Dan is job-hunting now, looking for something that begins in or soon after the summer. Our school year finishes in mid-June. Depending on what happens with the job-hunting and apartment-searching, Dan will probably move to London after that, and Ivy and I will stay up here until Christmas, if we last that long without Dan, and join him then, to preserve at least some stability. I'm not feeling so confident about the last bit at the moment though- four months without Dan around seems unthinkable. So we'll see how plans pan out in the coming months. In fact we're not too confident about any of it, except for the fact that we need to be living in London by the end of 2015. 

If you happen to be sitting there reading this, thinking "oh! I know someone who has a nice little apartment in Camden, with a dog, who is going overseas for a year as of July and is looking for a housesitter", then please, let us know! We would be so grateful for any other leads or tips, too. It is a hugely daunting task, and to be honest, we are terrified. I have written a letter for friends to forward to contacts they have in London who might be willing or able to help us find somewhere to live or work - if you know someone, please ask me for a copy. 

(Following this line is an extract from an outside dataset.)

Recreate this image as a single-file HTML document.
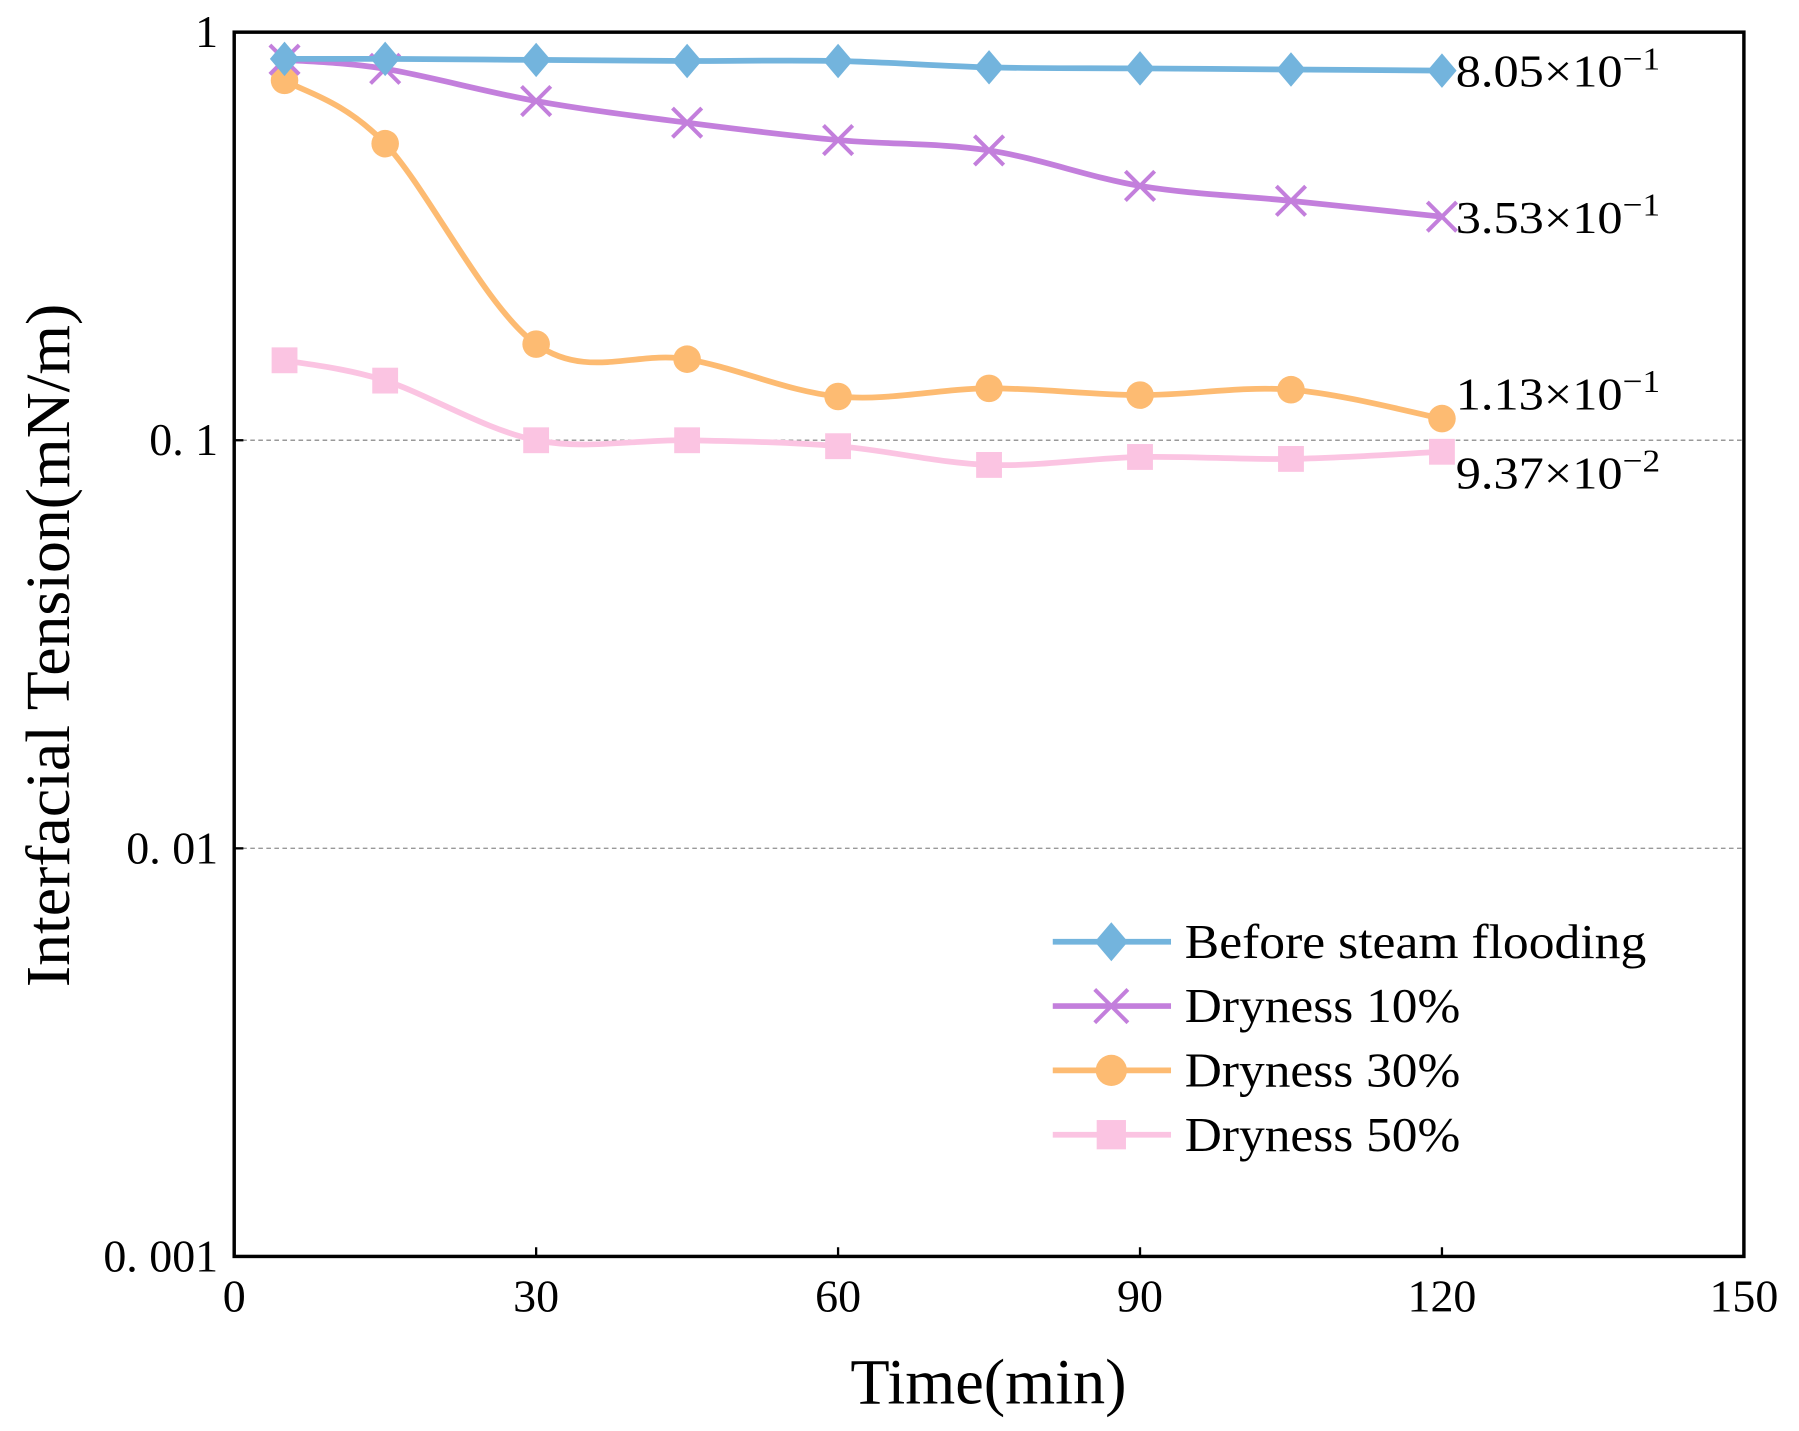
<!DOCTYPE html>
<html><head><meta charset="utf-8"><style>
html,body{margin:0;padding:0;background:#fff;}
svg{display:block;font-family:"Liberation Serif",serif;}
</style></head><body>
<svg id="chart" width="1799" height="1431" viewBox="0 0 1567 1246" preserveAspectRatio="none" xmlns="http://www.w3.org/2000/svg">
<g id="grid"></g><g id="series"></g><g id="axes"></g><g id="legend"></g>
</svg>
<script>
const times=[5,15,30,45,60,75,90,105,120];
const before=[0.86,0.86,0.855,0.85,0.85,0.82,0.815,0.81,0.805];
const dry10=[0.856,0.813,0.678,0.60,0.544,0.513,0.42,0.386,0.353];
const dry30=[0.762,0.533,0.172,0.158,0.128,0.134,0.129,0.133,0.113];
const dry50=[0.157,0.14,0.1,0.1,0.0967,0.087,0.091,0.090,0.0937];
const seriesNames=["Before steam flooding","Dryness 10%","Dryness 30%","Dryness 50%"];
const endLabels=["8.05×10","3.53×10","1.13×10","9.37×10"];
const endExp=["−1","−1","−1","−2"];
const xTicks=[0,30,60,90,120,150];
const yTicks=[1,0.1,0.01,0.001];
const yTickLabels=["1","0. 1","0. 01","0. 001"];

const L=204,R=1519,T=28,B=1094;
const X=v=>L+(v/150)*(R-L);
const Y=v=>T+(-Math.log10(v)/3)*(B-T);
const NS="http://www.w3.org/2000/svg";
function mk(tag,attrs,parent){const e=document.createElementNS(NS,tag);for(const k in attrs)e.setAttribute(k,attrs[k]);parent.appendChild(e);return e;}
const grid=document.getElementById('grid'),ser=document.getElementById('series'),axes=document.getElementById('axes'),leg=document.getElementById('legend');

[0.1,0.01].forEach(v=>{const l=mk('line',{x1:L,x2:R,y1:Y(v),y2:Y(v),stroke:'#999','stroke-width':1.2,'stroke-dasharray':'4,3'},grid);

});

const colors=["#73b4dd","#c37fdc","#fdbb72","#fbc4e2"];
const data=[before,dry10,dry30,dry50];
const markers=["diamond","x","circle","square"];
function marker(type,x,y,c,p,s){
 let e;
 if(type==="diamond")e=mk('polygon',{points:`${x},${y-s} ${x+s*0.85},${y} ${x},${y+s} ${x-s*0.85},${y}`,fill:c},p);
 else if(type==="circle")e=mk('circle',{cx:x,cy:y,r:s*0.8,fill:c},p);
 else if(type==="square")e=mk('rect',{x:x-s*0.75,y:y-s*0.75,width:s*1.5,height:s*1.5,fill:c},p);
 else e=mk('path',{d:`M${x-s*0.85},${y-s*0.85}L${x+s*0.85},${y+s*0.85}M${x+s*0.85},${y-s*0.85}L${x-s*0.85},${y+s*0.85}`,stroke:c,'stroke-width':3.5,fill:'none'},p);
 return e;
}
function smooth(pts){let d=`M${pts[0][0]},${pts[0][1]}`;
 for(let i=0;i<pts.length-1;i++){const p0=pts[i-1]||pts[i],p1=pts[i],p2=pts[i+1],p3=pts[i+2]||p2;
 d+=`C${p1[0]+(p2[0]-p0[0])/6},${p1[1]+(p2[1]-p0[1])/6} ${p2[0]-(p3[0]-p1[0])/6},${p2[1]-(p3[1]-p1[1])/6} ${p2[0]},${p2[1]}`;}
 return d;}
[3,2,1,0].forEach(si=>{
 const g=mk('g',{},ser);
 
 
 const pts=times.map((t,i)=>[X(t),Y(data[si][i])]);
 const p=mk('path',{d:smooth(pts),fill:'none',stroke:colors[si],'stroke-width':5},g);
 
 
 pts.forEach(q=>{const m=marker(markers[si],q[0],q[1],colors[si],g,15);
 
 });
 const last=pts[pts.length-1];
 const off=[14,14,-8,32][si];
 const t=mk('text',{x:1268,y:last[1]+off,'font-size':40,fill:'#000',textLength:178,lengthAdjust:'spacingAndGlyphs'},g);
 t.textContent=endLabels[si];
 const sup=mk('tspan',{dy:-15,'font-size':28},t);sup.textContent=endExp[si];
 
 
});

const frame=mk('rect',{x:L,y:T,width:R-L,height:B-T,fill:'none',stroke:'#000','stroke-width':3},axes);


xTicks.forEach(v=>{mk('line',{x1:X(v),x2:X(v),y1:B,y2:B-8,stroke:'#000','stroke-width':2},axes);
 const t=mk('text',{x:X(v),y:B+48,'font-size':40,'text-anchor':'middle'},axes);t.textContent=v;
 
 });
yTicks.forEach((v,i)=>{mk('line',{x1:L,x2:L+8,y1:Y(v),y2:Y(v),stroke:'#000','stroke-width':2},axes);
 const t=mk('text',{x:L-14,y:Y(v)+13,'font-size':40,'text-anchor':'end'},axes);t.textContent=yTickLabels[i];
 
 });
const xt=mk('text',{x:861,y:1222,'font-size':56,'text-anchor':'middle'},axes);xt.textContent="Time(min)";


const yt=mk('text',{x:0,y:0,'font-size':54,'text-anchor':'middle',textLength:595,lengthAdjust:'spacingAndGlyphs',transform:'translate(60,562) rotate(-90)'},axes);yt.textContent="Interfacial Tension(mN/m)";



const legW=[402,240,240,240];
seriesNames.forEach((n,i)=>{const y=820+i*56;
 const g=mk('g',{},leg);
 
 
 mk('line',{x1:917,x2:1020,y1:y,y2:y,stroke:colors[i],'stroke-width':5},g);
 marker(markers[i],968,y,colors[i],g,17);
 const t=mk('text',{x:1032,y:y+14,'font-size':42,textLength:legW[i],lengthAdjust:'spacingAndGlyphs'},g);t.textContent=n;});
</script>
</body></html>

In the meantime, we pore over the Guardian and TES job emails every morning when we wake up, Dan spends hours and hours on applications, we study, study, study our BSL, play and laugh and crawl around with Ivy, take walks in the snow, throw pancake parties on a Sunday afternoon with our dear Ecole playgroup friends, and look forward to our next trip to the UK to spend a weekend at a BSL intensive retreat. I will be taking a stack of picture books, forcing them on anyone who comes near us and demanding story-telling!